Around 95 per cent of e-waste in India ends up with kabadiwalas, or untrained scrap collectors. They take whatever is useful and dump the rest. The absence of a proper channel―for people to dispose their e-waste and for e-waste companies to access them―is the biggest challenge that urban mining in India is facing.

The market potential, however, remains huge. The global electrical and electronics market is expected to grow from $3.08 trillion in 2021 to $4.1 trillion by 2026. The increasing volume of e-waste across the world is driving the demand for processing and recycling technologies. The Economic Survey of India for 2018-19 had highlighted that India can extract $1 billion worth of gold from mining urban e-waste.

With sustained economic growth and the increasing pace of digitisation in India, there has been a huge uptick in the use of electronic items, especially in tier-II and tier-III cities. But experts say urban mining clusters in India have only reached the developing stage. There are no significant clusters that can be counted as fully developed. Though majority of the e-waste in India are processed by players in the informal sector, they cannot be counted as urban mining clusters.

“Players in the informal sector are processing e-waste in an inefficient, and potentially unsafe, manner,” says Masood Mallick, CEO of the Hyderabad-based e-waste management company Re Sustainability Ltd. “Urban mining, which is in the formal sector, can lead to the safe and efficient recovery of resources. Because of the rapidly increasing demand for electronics, it is critical that efficient refining technology takes a firm place in the Indian economy. It will reduce import dependency, increase safety awareness, and build a circular economy.”

Mallick says an effective and sustainable refining system would provide enormous opportunities for India’s economy. He says his company’s facility in Hyderabad is the first of its kind in Asia. It is positioned to achieve certification as the first LEED Platinum facility in Asia. (LEED, which is the acronym for leadership in energy and environmental design, is a widely used green building rating system.) The facility is spread across 13.26 acres, and it has a processing capacity of 20,000 tonnes.

New companies are joining the urban mining bandwagon. Bengaluru-based Metastable Materials, for instance, is trying to change the outlook on how urban mining processes can be carried out by borrowing from old mining practices. Metastable claims to be one of the first in the world to recover as much as 90 per cent of material from dead lithium-ion batteries without the use of any chemicals.
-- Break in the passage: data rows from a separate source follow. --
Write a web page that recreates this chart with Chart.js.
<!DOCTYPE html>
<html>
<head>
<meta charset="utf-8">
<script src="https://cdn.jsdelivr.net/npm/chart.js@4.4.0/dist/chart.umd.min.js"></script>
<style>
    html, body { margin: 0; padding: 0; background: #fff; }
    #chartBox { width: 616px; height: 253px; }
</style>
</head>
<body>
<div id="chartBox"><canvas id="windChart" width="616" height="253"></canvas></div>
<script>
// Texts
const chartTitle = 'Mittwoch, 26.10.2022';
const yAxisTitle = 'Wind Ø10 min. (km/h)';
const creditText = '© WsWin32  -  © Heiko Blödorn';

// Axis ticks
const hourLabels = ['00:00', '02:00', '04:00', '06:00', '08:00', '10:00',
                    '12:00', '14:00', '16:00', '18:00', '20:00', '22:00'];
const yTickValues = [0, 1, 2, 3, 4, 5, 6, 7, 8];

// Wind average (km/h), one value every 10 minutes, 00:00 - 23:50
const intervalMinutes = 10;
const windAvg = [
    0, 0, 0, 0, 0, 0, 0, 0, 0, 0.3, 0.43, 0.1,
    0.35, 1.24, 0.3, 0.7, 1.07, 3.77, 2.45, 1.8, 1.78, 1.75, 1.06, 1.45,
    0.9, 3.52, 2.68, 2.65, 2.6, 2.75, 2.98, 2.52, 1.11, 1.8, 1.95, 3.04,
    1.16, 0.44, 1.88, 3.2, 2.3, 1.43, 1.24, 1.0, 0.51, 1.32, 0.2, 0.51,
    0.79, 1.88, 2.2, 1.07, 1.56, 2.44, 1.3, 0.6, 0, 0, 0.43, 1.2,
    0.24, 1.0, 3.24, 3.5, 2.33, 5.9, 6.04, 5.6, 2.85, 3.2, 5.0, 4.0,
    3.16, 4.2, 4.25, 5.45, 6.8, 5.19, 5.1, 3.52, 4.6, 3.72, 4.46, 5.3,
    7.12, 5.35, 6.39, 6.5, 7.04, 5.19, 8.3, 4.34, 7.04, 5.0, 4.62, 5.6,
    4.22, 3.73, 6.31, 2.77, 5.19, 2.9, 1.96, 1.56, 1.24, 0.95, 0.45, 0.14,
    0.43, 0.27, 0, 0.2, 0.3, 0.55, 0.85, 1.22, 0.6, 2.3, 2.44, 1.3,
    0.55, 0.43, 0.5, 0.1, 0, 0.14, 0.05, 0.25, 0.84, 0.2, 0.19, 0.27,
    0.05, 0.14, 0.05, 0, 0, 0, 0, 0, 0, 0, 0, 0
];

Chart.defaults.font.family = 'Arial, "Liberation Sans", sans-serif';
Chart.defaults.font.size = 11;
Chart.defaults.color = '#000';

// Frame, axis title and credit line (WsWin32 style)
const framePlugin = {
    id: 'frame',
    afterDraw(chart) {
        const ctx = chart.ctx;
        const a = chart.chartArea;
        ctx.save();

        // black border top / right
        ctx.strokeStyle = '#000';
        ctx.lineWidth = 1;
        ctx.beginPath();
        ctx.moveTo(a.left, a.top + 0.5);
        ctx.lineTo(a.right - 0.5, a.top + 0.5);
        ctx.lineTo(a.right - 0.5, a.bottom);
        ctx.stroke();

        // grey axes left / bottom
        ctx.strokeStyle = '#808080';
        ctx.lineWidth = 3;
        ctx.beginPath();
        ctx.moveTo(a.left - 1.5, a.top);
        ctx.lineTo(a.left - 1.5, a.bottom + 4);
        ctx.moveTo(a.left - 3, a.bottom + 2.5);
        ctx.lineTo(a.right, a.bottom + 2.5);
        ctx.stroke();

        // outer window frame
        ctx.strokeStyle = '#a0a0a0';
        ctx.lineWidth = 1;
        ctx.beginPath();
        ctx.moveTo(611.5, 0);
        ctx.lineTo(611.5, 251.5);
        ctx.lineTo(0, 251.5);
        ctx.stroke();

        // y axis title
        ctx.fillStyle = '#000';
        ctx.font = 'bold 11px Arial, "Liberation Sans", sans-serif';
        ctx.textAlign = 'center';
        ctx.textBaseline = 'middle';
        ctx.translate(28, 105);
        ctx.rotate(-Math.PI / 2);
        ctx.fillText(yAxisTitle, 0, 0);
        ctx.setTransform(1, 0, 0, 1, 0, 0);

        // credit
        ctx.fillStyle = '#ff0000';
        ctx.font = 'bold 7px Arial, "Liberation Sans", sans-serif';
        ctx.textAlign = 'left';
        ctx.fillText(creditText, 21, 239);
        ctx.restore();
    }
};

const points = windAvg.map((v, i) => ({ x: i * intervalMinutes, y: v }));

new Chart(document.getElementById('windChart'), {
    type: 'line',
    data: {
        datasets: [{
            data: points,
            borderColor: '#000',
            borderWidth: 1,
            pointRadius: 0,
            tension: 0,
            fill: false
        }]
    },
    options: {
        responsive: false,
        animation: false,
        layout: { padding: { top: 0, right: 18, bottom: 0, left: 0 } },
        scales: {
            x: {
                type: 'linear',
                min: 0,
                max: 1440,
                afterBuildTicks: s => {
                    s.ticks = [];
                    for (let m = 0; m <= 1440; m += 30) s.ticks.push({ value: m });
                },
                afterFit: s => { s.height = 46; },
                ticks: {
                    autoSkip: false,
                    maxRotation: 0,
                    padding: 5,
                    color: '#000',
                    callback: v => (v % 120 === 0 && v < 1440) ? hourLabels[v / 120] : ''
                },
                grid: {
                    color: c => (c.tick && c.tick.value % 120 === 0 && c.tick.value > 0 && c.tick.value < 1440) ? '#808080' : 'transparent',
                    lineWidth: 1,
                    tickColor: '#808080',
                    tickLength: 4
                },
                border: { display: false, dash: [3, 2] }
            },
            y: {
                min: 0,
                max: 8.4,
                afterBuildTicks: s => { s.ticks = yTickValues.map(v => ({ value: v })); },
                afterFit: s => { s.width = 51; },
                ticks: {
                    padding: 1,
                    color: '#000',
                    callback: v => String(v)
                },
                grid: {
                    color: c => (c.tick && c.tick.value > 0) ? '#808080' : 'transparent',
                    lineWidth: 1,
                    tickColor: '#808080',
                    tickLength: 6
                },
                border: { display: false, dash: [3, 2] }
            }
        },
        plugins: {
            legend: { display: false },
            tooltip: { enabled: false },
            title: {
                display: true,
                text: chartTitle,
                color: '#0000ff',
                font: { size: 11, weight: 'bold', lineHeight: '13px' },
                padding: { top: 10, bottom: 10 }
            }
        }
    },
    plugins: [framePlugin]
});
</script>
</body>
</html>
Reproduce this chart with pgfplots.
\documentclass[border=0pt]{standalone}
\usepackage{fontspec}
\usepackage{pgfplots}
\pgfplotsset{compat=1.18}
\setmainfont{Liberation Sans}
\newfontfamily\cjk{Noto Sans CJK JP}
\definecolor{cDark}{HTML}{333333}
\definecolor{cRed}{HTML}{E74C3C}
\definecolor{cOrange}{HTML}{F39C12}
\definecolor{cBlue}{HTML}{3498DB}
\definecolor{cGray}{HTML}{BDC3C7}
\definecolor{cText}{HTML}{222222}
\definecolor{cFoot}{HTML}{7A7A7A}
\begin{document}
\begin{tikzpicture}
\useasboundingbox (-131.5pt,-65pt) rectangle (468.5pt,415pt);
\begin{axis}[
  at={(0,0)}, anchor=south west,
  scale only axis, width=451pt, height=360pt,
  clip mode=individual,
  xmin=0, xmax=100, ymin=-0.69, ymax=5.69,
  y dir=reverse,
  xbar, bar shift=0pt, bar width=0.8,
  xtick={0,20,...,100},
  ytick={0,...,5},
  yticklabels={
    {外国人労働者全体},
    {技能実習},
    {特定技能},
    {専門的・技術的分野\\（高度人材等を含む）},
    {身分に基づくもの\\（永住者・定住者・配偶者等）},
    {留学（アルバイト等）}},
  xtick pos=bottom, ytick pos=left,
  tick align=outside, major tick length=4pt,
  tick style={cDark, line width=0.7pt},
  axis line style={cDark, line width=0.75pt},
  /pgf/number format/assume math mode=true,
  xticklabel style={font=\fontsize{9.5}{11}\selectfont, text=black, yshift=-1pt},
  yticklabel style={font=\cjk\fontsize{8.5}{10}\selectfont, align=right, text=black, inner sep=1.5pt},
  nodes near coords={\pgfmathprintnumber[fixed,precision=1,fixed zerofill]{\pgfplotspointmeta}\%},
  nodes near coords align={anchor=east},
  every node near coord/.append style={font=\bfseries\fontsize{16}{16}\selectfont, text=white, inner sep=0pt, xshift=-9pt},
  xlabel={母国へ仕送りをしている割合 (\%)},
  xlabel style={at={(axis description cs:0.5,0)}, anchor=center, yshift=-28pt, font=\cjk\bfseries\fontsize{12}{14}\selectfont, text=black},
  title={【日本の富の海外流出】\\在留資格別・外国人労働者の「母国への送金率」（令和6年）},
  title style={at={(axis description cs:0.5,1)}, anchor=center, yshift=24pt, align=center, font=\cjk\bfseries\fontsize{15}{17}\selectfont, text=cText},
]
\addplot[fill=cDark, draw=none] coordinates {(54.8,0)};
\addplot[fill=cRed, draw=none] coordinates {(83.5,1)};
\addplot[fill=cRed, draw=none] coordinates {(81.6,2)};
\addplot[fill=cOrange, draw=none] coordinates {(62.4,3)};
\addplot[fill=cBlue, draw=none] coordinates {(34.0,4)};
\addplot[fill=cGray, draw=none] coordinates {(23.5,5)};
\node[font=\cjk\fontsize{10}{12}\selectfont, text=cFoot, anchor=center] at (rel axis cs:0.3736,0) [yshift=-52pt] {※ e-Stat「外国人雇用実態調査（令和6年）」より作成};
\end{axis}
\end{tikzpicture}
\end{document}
It is developing a new technology to extract lithium, cobalt and nickel out of dead batteries. Metastable is also in the process of commissioning its first urban mining unit on the outskirts of Bengaluru, which will be capable of handling as much as 6 per cent of India’s current recycling needs.

“The future is promising given the exponential rise of electric vehicles,” says Shubham Vishvakarma, founder and chief of process (engineering) at Metastable Materials. “The volume of end-of-life lithium-ion batteries that will be discarded from EVs and consumer electronic devices would require the industry to scale up. India simply cannot lose the opportunity to let such valuable resources go to waste.”

Vishvakarma says sustainable processes are needed to keep the hazardous lithium-ion batteries out of landfills. Also, India does not have its own mines for rare metals like lithium, cobalt and nickel. “A major challenge in urban mining is the processes used themselves,” he says. “Current industry practices rely heavily on the use of chemicals to extract metals like cobalt, nickel, lithium, copper and aluminium from lithium-ion batteries, which are going to be a major contributor to e-waste in the coming years.”

Currently, Delhi, Mumbai and Bengaluru are gradually developing as urban mining clusters. But a key challenge to the industry is absence of awareness about the need for disposing e-waste in a safe manner.

“The [disposal process] is dominated by the informal sector, which does not cater to global health norms,” says Kudiarasu Selvan, managing director, E-Cycle Solutions, Bengaluru. “The quantum of e-waste generated in India is such that there is huge potential for existing and upcoming organisations. But it will be difficult to predict the future of the sector until there is a paradigm shift in public thinking regarding e-waste.”